- Born: 11 March 1911 Auckland, New Zealand
- Died: 9 October 2014 (aged 103)
- Allegiance: United Kingdom
- Branch: Royal Navy
- Rank: Lieutenant Commander
- Commands: HMS Scythian
- Conflicts: World War II
- Awards: Mention in Despatches (2) Officer of the Order of the British Empire

= Connell Thode =

New Zealand naval officer and yachtsman

Connell Percy Thode (11 March 1911 – 9 October 2014) was a New Zealand naval officer and yachtsman. He served in the Royal Naval Volunteer Reserve during World War II and commanded HMS Scythian, an S class submarine of the Royal Navy.

==Early life==
Born in Auckland in 1911, Thode was educated at Mount Albert Grammar School from 1925 to 1926. An accomplished yachtsman, he joined the Royal New Zealand Yacht Squadron in 1933, and skippered the keel sloop Iorangi. His skill was such that he was in contention to be a crew member on Thomas Sopwith's America's Cup challenge, but this did not proceed following the outbreak of World War II.

==World War II service==
After the war began, Thode worked his passage to the United Kingdom, where he joined the Royal Naval Volunteer Reserve and served in submarines. He was appointed navigator of HMS Proteus, a Parthian-class submarine based in Egypt, in mid-1941. In June 1942 he was mentioned in despatches for gallant and distinguished service in successful patrols while serving on that vessel. He then was made first lieutenant aboard HMS Ultor, a U-class submarine, before gaining command of HMS Scythian in late 1944. He received his second mention in despatches in November 1945. Thode was one of only three New Zealanders to command a submarine during World War II, and the only one serving in the naval reserve to do so.

==Later life==
Thode spent 25 years teaching young New Zealanders to sail on the training ships Spirit of Adventure and Spirit of New Zealand.
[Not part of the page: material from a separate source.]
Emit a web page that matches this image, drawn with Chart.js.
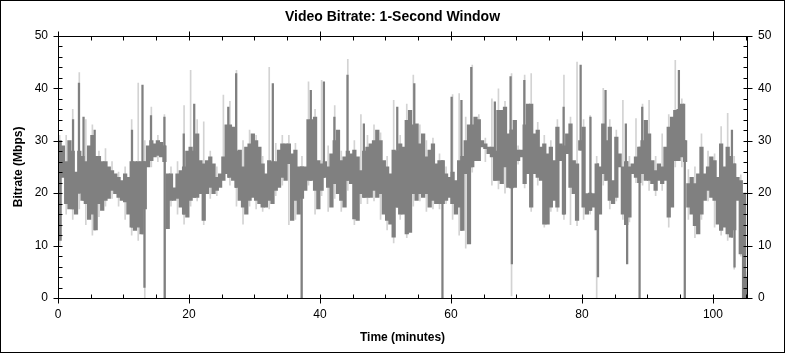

In the 1996 New Year Honours, he was appointed an Officer of the Order of the British Empire, for services to yachting.

Thode is believed to have been the oldest person to complete the 2013 New Zealand census online, when aged 101 years. He died on 9 October 2014 and his funeral service was held in St Christopher's Chapel at the Devonport Naval Base in Auckland. His ashes were buried at North Shore Memorial Park in Albany.